I had the pleasure of speaking to a support group a few weeks ago about the power of gratitude, destination addiction, and how your limiting beliefs dictate more about your quality of life than you could even imagine.
I am going to summarize my discussion and perhaps you can walk away from this article with a new tool in your back pocket for when life seems harder than you feel you can manage.
The truth is that life can really suck some times and we need strategies and tools for coping with overwhelm, loss and uncertainty seem too much to carry. So let’s get started!
Gratitude: I used to think this was a bunch of crazy, feel good nonsense. Until the day came where I found myself out of options, on my knees begging to find a way out of the life I had found myself barely surviving. I started my gratitude practice trying to find three things each day that I was grateful for. I felt like an ass in the beginning, and nothing I mentioned seemed to really hit my heart or make a difference. But I kept at it and as I did, I dug a little deeper each day. Eventually, I was waking up looking for the things that made me feel grateful and because I was looking for those things, I was no longer focusing on things that brought me stress and sadness. I realized all these beautiful things had always been there but I had lost my focus on them. If you need help starting your own gratitude practice, take a look at my Gratitude Transformation Journal. It can change your life. Cultivate a response of gratitude and you will see blessings all around you … even in the dark.

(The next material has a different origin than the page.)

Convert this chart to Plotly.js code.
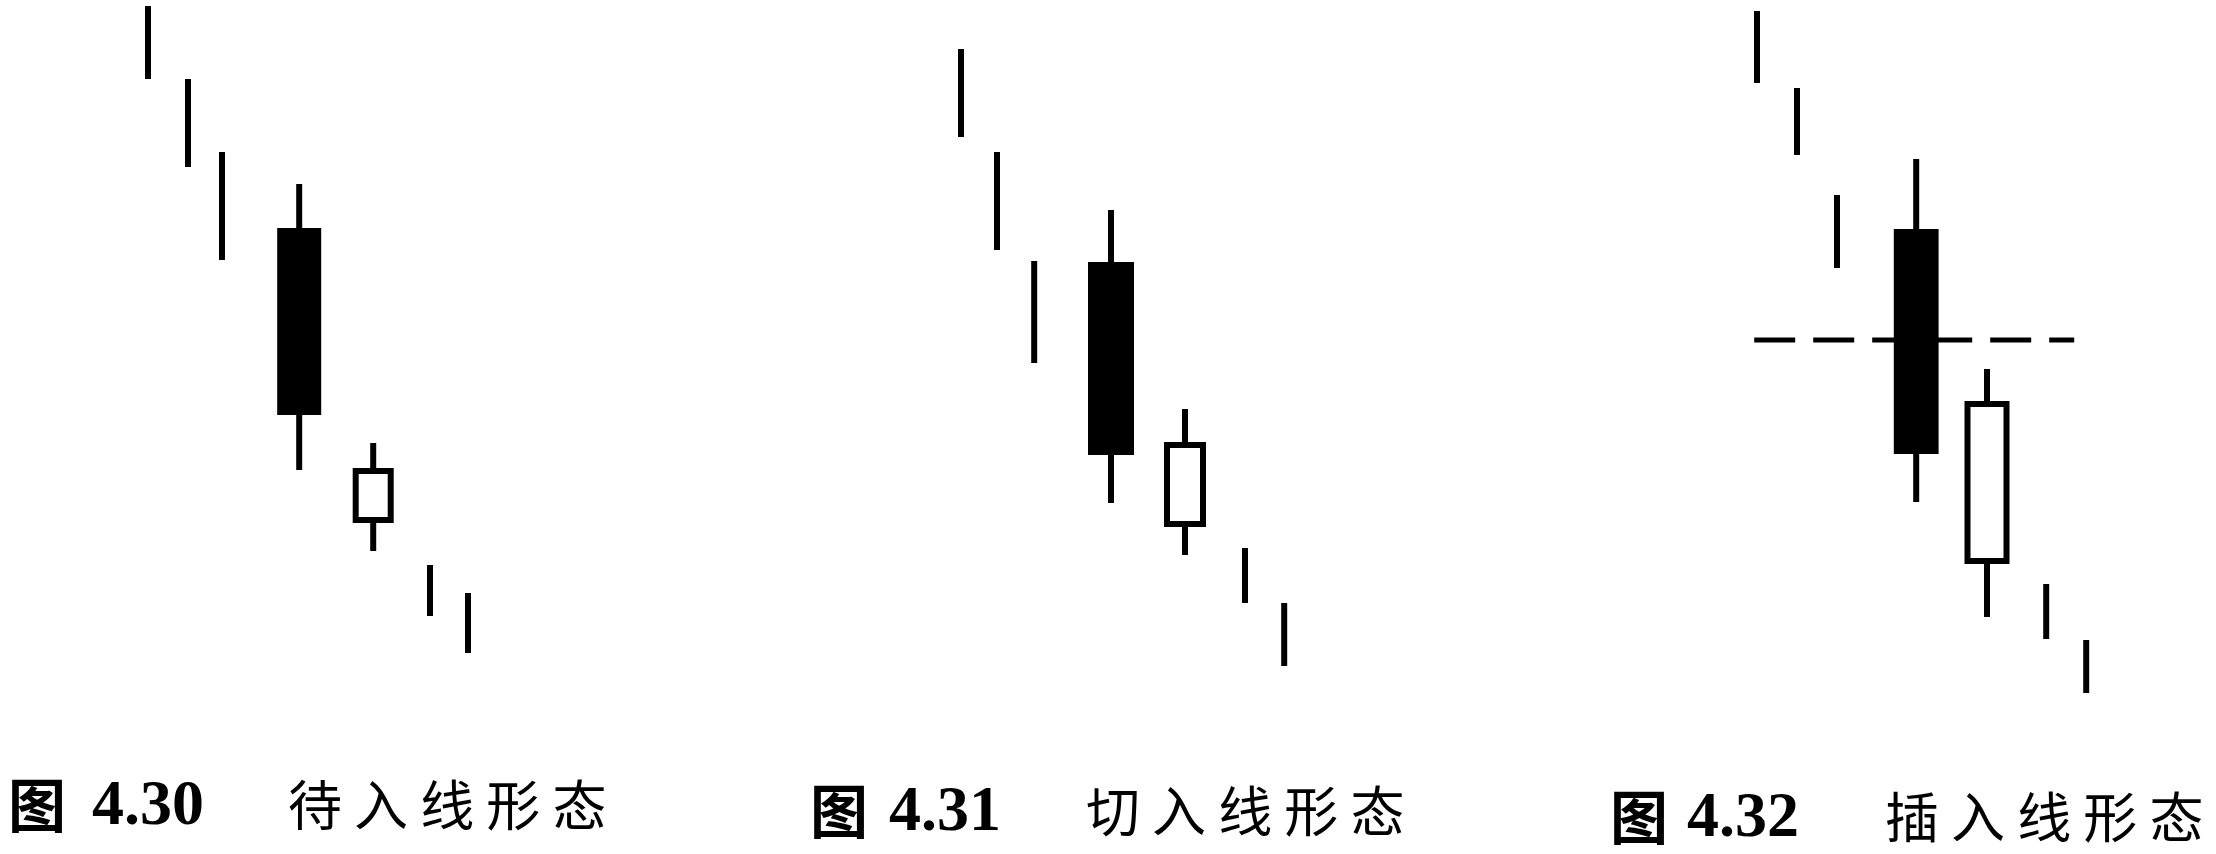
<!DOCTYPE html>
<html>
<head>
<meta charset="utf-8">
<script src="https://cdn.plot.ly/plotly-3.0.1.min.js"></script>
<style>html,body{margin:0;padding:0;background:#fff;}#chart{width:2216px;height:854px;}</style>
</head>
<body>
<div id="chart"></div>
<script>
// ---- data ----
const figNumbers = ['4.30', '4.31', '4.32'];
const figTitles = ['待入线形态', '切入线形态', '插入线形态'];

// panel 1: 待入线
const pos1   = [1.0, 2.0, 2.85, 4.78, 6.63, 8.05, 9.0];
const high1  = [79.4, 72.1, 64.8, 61.6, 35.7, 23.5, 20.7];
const low1   = [72.1, 63.3, 54.0, 33.0, 24.9, 18.4, 14.7];
const open1  = [null, null, null, 57.2, 28.0, null, null];
const close1 = [null, null, null, 38.5, 32.9, null, null];

// panel 2: 切入线
const pos2   = [1.0, 1.9, 2.83, 4.75, 6.6, 8.1, 9.08];
const high2  = [75.1, 64.8, 53.9, 59.0, 39.1, 25.2, 19.7];
const low2   = [66.3, 55.0, 43.7, 29.7, 24.5, 19.7, 13.4];
const open2  = [null, null, null, 53.8, 27.6, null, null];
const close2 = [null, null, null, 34.5, 35.5, null, null];

// panel 3: 插入线
const pos3   = [1.0, 2.0, 3.0, 4.98, 6.75, 8.23, 9.23];
const high3  = [78.9, 71.2, 60.5, 64.1, 43.1, 21.6, 16.0];
const low3   = [71.7, 64.5, 53.2, 29.8, 18.3, 16.1, 10.7];
const open3  = [null, null, null, 57.1, 23.9, null, null];
const close3 = [null, null, null, 34.6, 39.6, null, null];
const level3 = 46.0;          // dashed reference level
const levelSpan3 = [0.93, 8.93];

// ---- styling ----
const W = 2216, H = 854;
const panelStarts = [108, 921, 1717];   // px where x=0 of each panel sits
const unitPx = 40;                       // px per x unit
const blackWidth = [1.1, 1.15, 1.12];
const hollowWidth = [0.875, 0.9, 0.975];

const panels = [
  {pos: pos1, high: high1, low: low1, open: open1, close: close1},
  {pos: pos2, high: high2, low: low2, open: open2, close: close2},
  {pos: pos3, high: high3, low: low3, open: open3, close: close3}
];

const traces = [];
panels.forEach((p, i) => {
  const xa = i === 0 ? 'x' : 'x' + (i + 1);
  const wx = [], wy = [];
  const bx = [], bBase = [], bLen = [], bColor = [], bLineW = [], bWidth = [];
  p.pos.forEach((x, k) => {
    const o = p.open[k], c = p.close[k];
    if (o === null || c === null) {
      wx.push(x, x, null); wy.push(p.high[k], p.low[k], null);
    } else {
      const top = Math.max(o, c), bot = Math.min(o, c);
      wx.push(x, x, null, x, x, null);
      wy.push(p.high[k], top, null, bot, p.low[k], null);
      const up = c > o;
      bx.push(x); bBase.push(bot); bLen.push(top - bot);
      bColor.push(up ? '#ffffff' : '#000000');
      bLineW.push(up ? 6 : 0);
      bWidth.push(up ? hollowWidth[i] : blackWidth[i]);
    }
  });
  traces.push({
    type: 'bar', x: bx, y: bLen, base: bBase, width: bWidth,
    xaxis: xa, yaxis: 'y',
    marker: {color: bColor, line: {color: '#000000', width: bLineW}},
    hoverinfo: 'skip', showlegend: false
  });
  traces.push({
    type: 'scatter', mode: 'lines', x: wx, y: wy, xaxis: xa, yaxis: 'y',
    line: {color: '#000000', width: 6}, hoverinfo: 'skip', showlegend: false
  });
});
traces.push({
  type: 'scatter', mode: 'lines', x: levelSpan3, y: [level3, level3],
  xaxis: 'x3', yaxis: 'y',
  line: {color: '#000000', width: 5, dash: '41px,18px'},
  hoverinfo: 'skip', showlegend: false
});

const hidden = {visible: false, range: [0, 10], fixedrange: true};
function dom(i) { return [panelStarts[i] / W, (panelStarts[i] + 10 * unitPx) / W]; }

// captions
const capLeft = [6, 808, 1608];
const numLeft = [90, 887, 1685];
const titleLeft = [286, 1084, 1883];
const capMid = [802, 808, 814];
const annotations = [];
figNumbers.forEach((n, i) => {
  const yy = 1 - capMid[i] / H;
  annotations.push({
    xref: 'paper', yref: 'paper', x: capLeft[i] / W, y: yy, xanchor: 'left', yanchor: 'middle',
    text: '<b>图</b>', showarrow: false,
    font: {family: 'Noto Sans CJK SC', size: 58, color: '#000'}
  });
  annotations.push({
    xref: 'paper', yref: 'paper', x: numLeft[i] / W, y: yy, xanchor: 'left', yanchor: 'middle',
    text: '<b>' + n + '</b>', showarrow: false,
    font: {family: 'Liberation Serif', size: 64, color: '#000'}
  });
  annotations.push({
    xref: 'paper', yref: 'paper', x: titleLeft[i] / W, y: yy, xanchor: 'left', yanchor: 'middle',
    text: figTitles[i].split('').join(' '), showarrow: false,
    font: {family: 'Noto Sans CJK SC', size: 54, color: '#000'}
  });
});

const layout = {
  width: W, height: H,
  margin: {l: 0, r: 0, t: 0, b: 0},
  paper_bgcolor: '#ffffff', plot_bgcolor: '#ffffff',
  barmode: 'overlay',
  showlegend: false,
  xaxis: Object.assign({}, hidden, {domain: dom(0), anchor: 'y'}),
  xaxis2: Object.assign({}, hidden, {domain: dom(1), anchor: 'y'}),
  xaxis3: Object.assign({}, hidden, {domain: dom(2), anchor: 'y'}),
  yaxis: {visible: false, range: [-5.4, 80], domain: [0, 1], fixedrange: true},
  annotations: annotations
};

Plotly.newPlot('chart', traces, layout, {staticPlot: true, displayModeBar: false});
</script>
</body>
</html>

Destination Addiction: This is the phenomenon that many of us fall victim to and it is a mindset where we hear ourselves saying, “I will be happy when …” And then, as soon as we arrive at that destination we say again, “I will be happy when …” and we set another target. We are never happy. The problem with this mindset is that we are living off in an uncertain future with a moving target of happiness. To combat this, you must first become aware of when you hear that voice inside your head saying this and then actively pull yourself into the present moment to find something RIGHT NOW that makes you happy, brings you joy or makes you feel gratitude . We need to learn to be happy NOW, with what we have, and where we are in life. For more about how to practice happiness, see Happy on Purpose: What Happy People Do Differently.
Limiting Beliefs: These little scripts can form in a millisecond. The moment when your ex screams at you that you are a “worthless, lazy slob” … then that script gets filed in this moment of turmoil. Flash forward a few years and you are struggling and you make a mistake and your inside voice confirms why you have done so. “I keep making mistakes. I am a worthless, lazy slob!” You will not remember where that programming script came from but it weighs heavy on your soul. A parent dies and you tell yourself, “Nothing will ever be good again!” and as you move ahead in life nothing ever seems good. The best approach here is to think about defining moments in your life and uncover the scripts and programming that was formed in that moment and address it. Am I really a worthless, lazy slob? If you can’t find proof to support that claim then you let go of it but remain aware that it once bounced around in your head because they can be sticky and hard to toss. For more about limiting beliefs, see WTF to OMG.
When you find yourself lost, take a moment and sit with your struggle. Get to know it and understand what is “really” going on inside your heart and mind. You can feel better, if you think differently because our thoughts create these emotions we struggle with challenges arise!